New Commercial Companies Law set to be enforced in July


(MENAFN- Khaleej Times) Firms that dont comply by July 1 2016 will be deemed to be dissolved.

Dubai — The long-awaited new UAE Commercial Companies Law or CCL will come into force in July 2015 and all companies in the country are required to amend their memorandum to comply with the new law by July 1 2016.

“Companies that do not make the necessary amendments to their memorandum by July 1 2016 will be deemed to be dissolved” the law stipulates.

According to law firm Latham & Watkins the new CCL is substantially similar to the 2013 draft of the CCL and represents an evolution of the UAE’s existing CCL rather than a revolution.

“The most controversial proposal — to abolish or reduce minimum UAE national participation — was rejected.” The new CCL retains a 49 per cent limit on foreign ownership. Under the new law any foreign investor can own a maximum of 49 per cent of a locally-incorporated company apart from companies incorporated in a free zone in which they can own 100 per cent. Where a public joint stock company lists there is not a 51 per cent UAE ownership required but there is a 51 per cent GCC requirement.

Yet even though majority GCC ownership is permitted the law imposes a mandatory requirement that the chairman and majority of directors of any public joint stock company must be UAE nationals.

Under the new CCL companies in the UAE can make their employees stakeholders in the firm in line with an employee share incentive scheme.

The most useful changes adopted in the new CCL are provisions allowing sole shareholder limited liability companies or LLCs and private joint stock companies or PrJSCs; exempting government-owned companies from the new CCL if the company includes a provision in their memorandum to that effect; allowing partners to pledge their interests in LLCs; allowing certain non-pre-emptive share issuances by joint stock companies or JSCs; and allowing founders to list their businesses yet retain 70 per cent of the shares.

Latham & Watkins notes that the “most unhelpful change” in the new law is a new article which provides that all the provisions of the latest CCL concerning JSCs shall apply to LLCs. “What lawmakers intended or how this would work remains unclear but this article potentially significantly increases the regulatory environment for LLCs and their managers. In addition the new law contains a blunt new prohibition on JSCs providing financial assistance in connection with the holding of shares and bonds” the law firm said.

An important impact of the new law is to provide additional encouragement to UAE companies to list on local financial markets. A reduction in the free float requirement from 55 to 30 per cent is a key element that will encourage new listings. This will enable family owned enterprises to list their businesses yet retain 70 per cent control.
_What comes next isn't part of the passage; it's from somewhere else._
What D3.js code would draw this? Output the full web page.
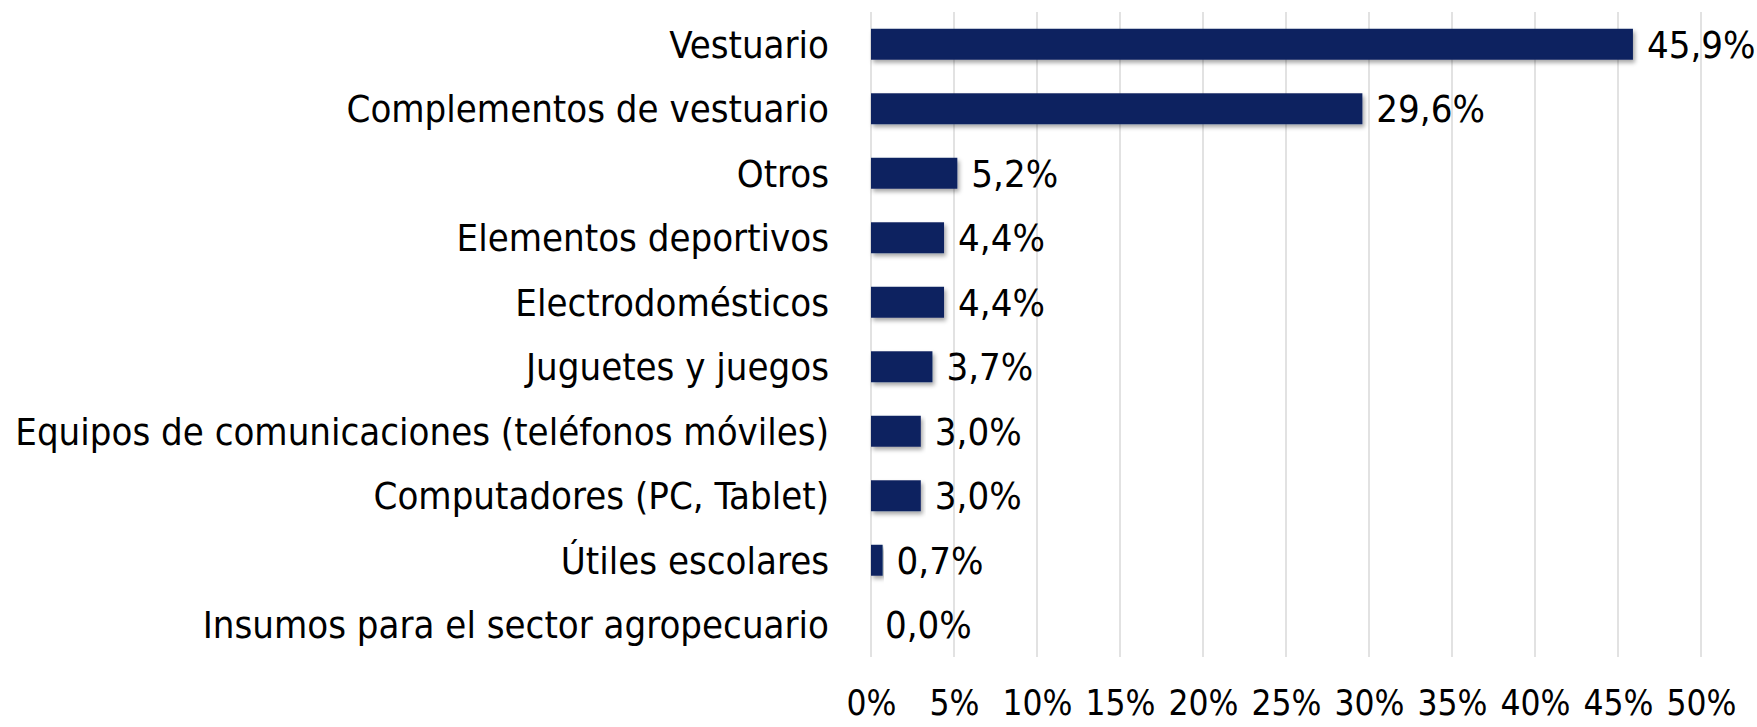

Another key provisionpermits free zone companies to operate “onshore” from their free zone base premises subject to the promulgation of a regulating Cabinet decree.

The new law creates a framework for introducing refined bookbuilding rules as a market pricing mechanism of UAE IPOs. This means that pricing will be aligned more closely to market rather than regulator-approved valuations.

Allen & Overy said in its note that under the new CCL the minimum number of founders has been reduced from 10 to five. “This change will be welcome in particular by family companies and LLCs wishing to go public as it will allow them to carry out an initial public offering with an initial founder shareholder base of five.” The new law prohibits companies from making loans to board members including their family members and creates an offence for anyone accepting such a loan. The previous CCL differed in this regard as it allowed banks to make loans to its board members.

Another key reform is that the minimum share capital of PJSCs has been raised from Dh10 million to Dh30 million. Unlike the case for private joint stock companies the new law does not allow existing PJSCs to be exempt from this increased share capital requirement. “As such unless competent authorities would otherwise permit existing PJSCs with a share capital less than Dh30m will have to increase its share capital within one year of the new CCL coming into force.”

The new companies law also introduces for the first time the concept of “authorised” share capital.

The authorised share capital serves the function of a pre-approval obtained from the general assembly (and granted to the board of directors) to increase issued share capital up to the limit of authorised share capital (which must not exceed twice the issued share capital). The Emirates Securities and Commodities Authority is expected to issue legislation regulating the method of such increase the note said.

The new CCL prohibits joint stock companies from providing financial assistance to fund the acquisition of their own shares in line with the international market practice. It permits public joint stock companies to make strategic share placements without having to run the gauntlet of their shareholders’ pre-emptive rights thus facilitating the formation of important strategic alliances by UAE public companies.

The law enables shareholders in public joint stock companies to sell their preemption rights (rights issue) and enables shares inLLCs to be pledged as security to financiers. This will enhance the opportunity for banks to take security over shares in limited liability companies.